Speculation on further equity-related inflows in anticipation of potential reweighting of the Thai market by MSCI or FTSE could attract more passive funds, also keeping the SET in bullish mode.
At this point, the SET has already hit its target at 1,280 points and we expect the benchmark to consolidate around 1,270 to 1,280 to cool down and sustain momentum. This could imply stock rotation -- liquidity stays in the market but in different stocks. In this case, we could see investors shifting from firms that have already rallied to others that have yet to follow suit, particularly key sectors such as petrochemicals which used to lead the market upward.

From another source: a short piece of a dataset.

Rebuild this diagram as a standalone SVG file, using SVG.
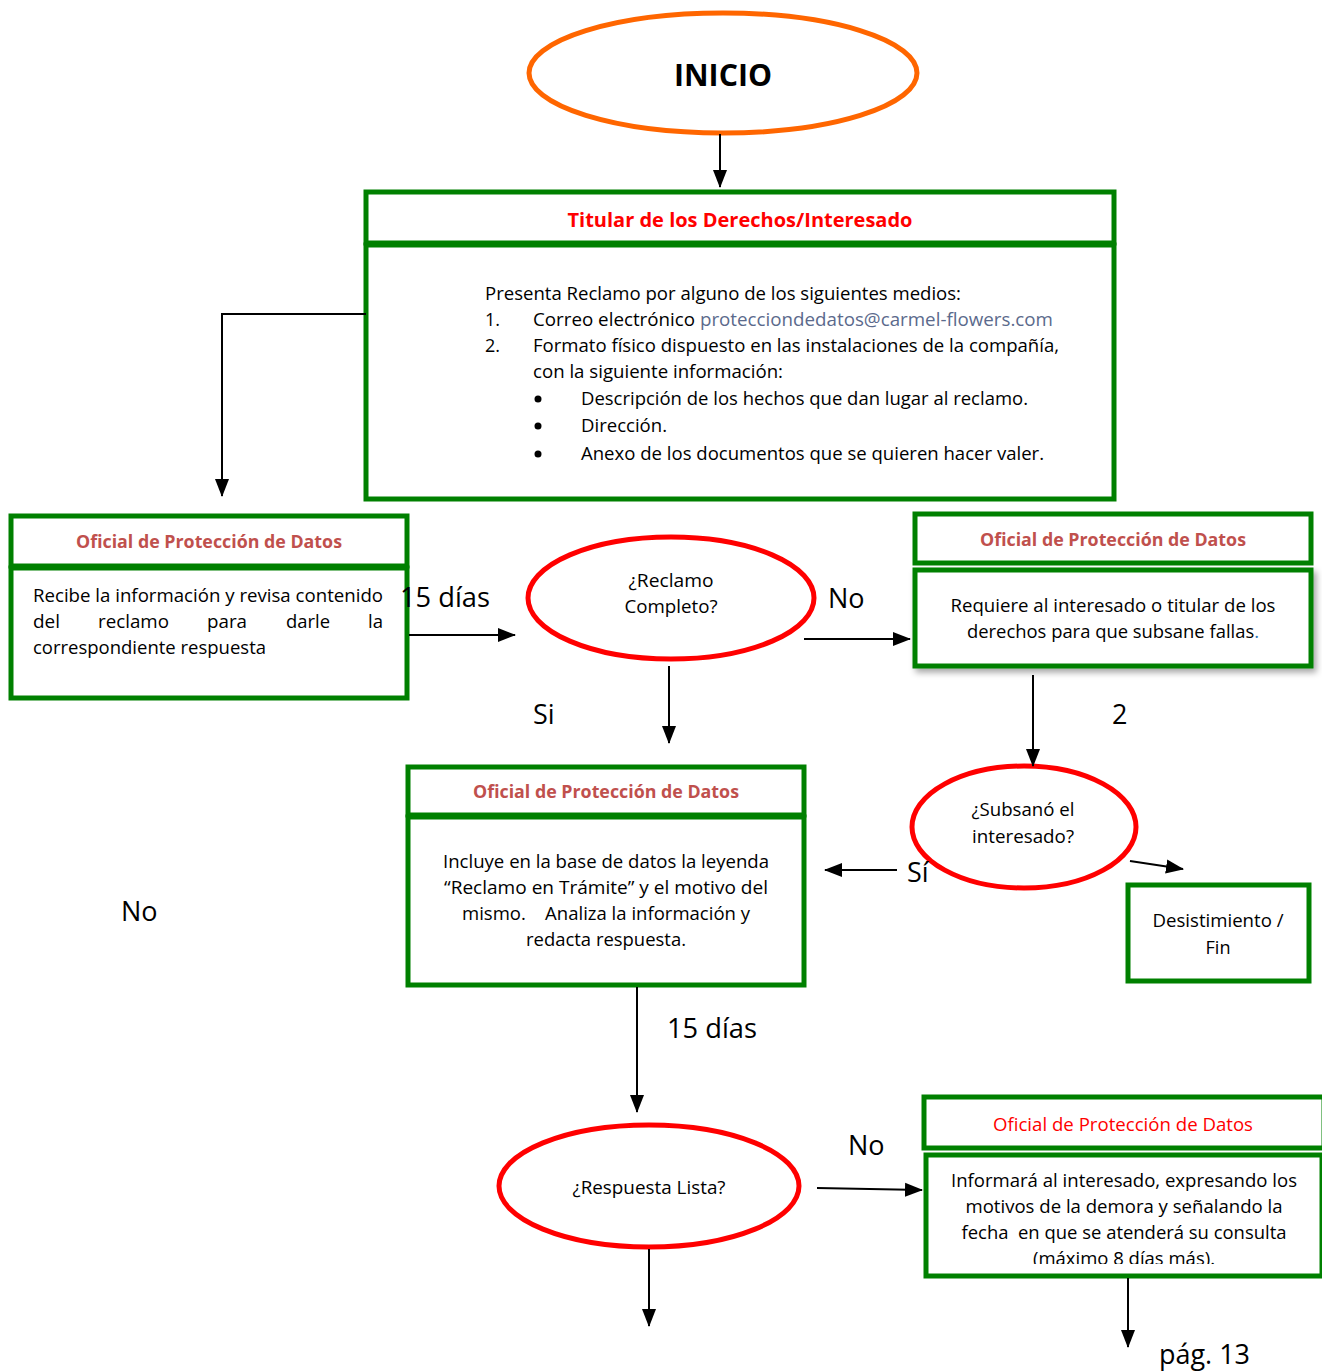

However, two key stocks that have not yet been bought back, in the power and retail sectors, have faced pressures from specific headwinds. For individual plays in these two sectors, we see a fair chance that fund flows will return to GULF and CPALL, which have faced less pressure than their respective sectoral peers.
Among the positive factors that could help sentiment in the Thai market this week:
Monitor post-results analysts' meetings, eyeing potential upward revisions of earnings forecasts for certain stocks not exposed to substantial pressure.
Easing tensions on the geopolitical front. Even though the Trump-Putin summit was inconclusive, it has set the stage by prompting more talks among all parties involved in seeking an end to the war in Ukraine.
Thai economic indicators for July, the final month with a 10% US tariff rate. After July, expect to see a slowdown in exports to the US, after months of increased shipments to beat higher tariffs.
Clearer rate cut direction and signals from the incoming Bank of Thailand governor, who weighs economic conditions in parallel with financial system stability, which the market tends to view more positively.
Among the negative factors to be aware of:
The Thai-Cambodia conflict remains a sensitive issue. Besides the impact on specific Cambodia-focused stocks such as CBG, market participants are starting to focus on the sustained pressure faced by the government.
Political uncertainties that include the court ruling on the PM's ethics case on Aug 29, a fragile coalition and expectations of more anti-government protests. It has yet to be seen how the government will adjust to manage public expectations.
Reality check time as impact of the Trump tariffs on the US and global economies becomes clearer. Investors will seek more details of US inflation, particularly the extent of price increases for imported goods, and the magnitude of declines in Chinese exports and manufacturing.
All in all, uncertainties on the global or domestic levels could drive liquidity back towards safe havens again.